• **DATA BLOCK**
:::::

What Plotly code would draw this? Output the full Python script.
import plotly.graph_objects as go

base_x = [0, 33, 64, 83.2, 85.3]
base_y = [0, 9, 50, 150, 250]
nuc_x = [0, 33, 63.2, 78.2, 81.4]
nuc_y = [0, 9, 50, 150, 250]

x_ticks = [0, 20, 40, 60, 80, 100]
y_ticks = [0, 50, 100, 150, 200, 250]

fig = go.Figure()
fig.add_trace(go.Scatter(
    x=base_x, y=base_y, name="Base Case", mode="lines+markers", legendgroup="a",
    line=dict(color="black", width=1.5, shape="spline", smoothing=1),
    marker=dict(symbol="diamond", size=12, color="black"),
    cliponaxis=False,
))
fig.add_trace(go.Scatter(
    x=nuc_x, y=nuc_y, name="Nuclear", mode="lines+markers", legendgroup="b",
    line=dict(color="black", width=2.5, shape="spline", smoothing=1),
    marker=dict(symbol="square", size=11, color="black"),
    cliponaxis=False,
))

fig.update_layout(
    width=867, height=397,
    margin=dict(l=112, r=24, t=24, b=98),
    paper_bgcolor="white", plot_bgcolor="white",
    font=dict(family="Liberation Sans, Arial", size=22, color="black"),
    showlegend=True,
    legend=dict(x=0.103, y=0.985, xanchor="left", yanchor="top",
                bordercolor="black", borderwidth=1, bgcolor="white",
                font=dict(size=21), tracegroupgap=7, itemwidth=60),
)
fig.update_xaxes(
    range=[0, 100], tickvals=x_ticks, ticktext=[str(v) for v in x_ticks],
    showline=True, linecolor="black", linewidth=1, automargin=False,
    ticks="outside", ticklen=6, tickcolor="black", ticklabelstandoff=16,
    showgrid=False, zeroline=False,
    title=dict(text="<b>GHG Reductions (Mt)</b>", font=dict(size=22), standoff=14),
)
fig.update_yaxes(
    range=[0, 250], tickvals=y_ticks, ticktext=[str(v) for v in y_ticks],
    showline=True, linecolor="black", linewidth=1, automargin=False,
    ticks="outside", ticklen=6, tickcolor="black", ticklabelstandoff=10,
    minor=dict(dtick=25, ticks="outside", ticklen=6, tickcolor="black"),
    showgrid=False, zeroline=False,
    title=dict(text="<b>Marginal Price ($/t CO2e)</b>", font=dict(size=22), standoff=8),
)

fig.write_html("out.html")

:::::

• **SET TASK**
Reprint the data above from the opening line to the line holding "nuc_y = [0, 9, 50, 150, 250]", inclusive, and nothing else.

• **RESPONSE TO THE EXERCISE**
What Plotly code would draw this? Output the full Python script.
import plotly.graph_objects as go

base_x = [0, 33, 64, 83.2, 85.3]
base_y = [0, 9, 50, 150, 250]
nuc_x = [0, 33, 63.2, 78.2, 81.4]
nuc_y = [0, 9, 50, 150, 250]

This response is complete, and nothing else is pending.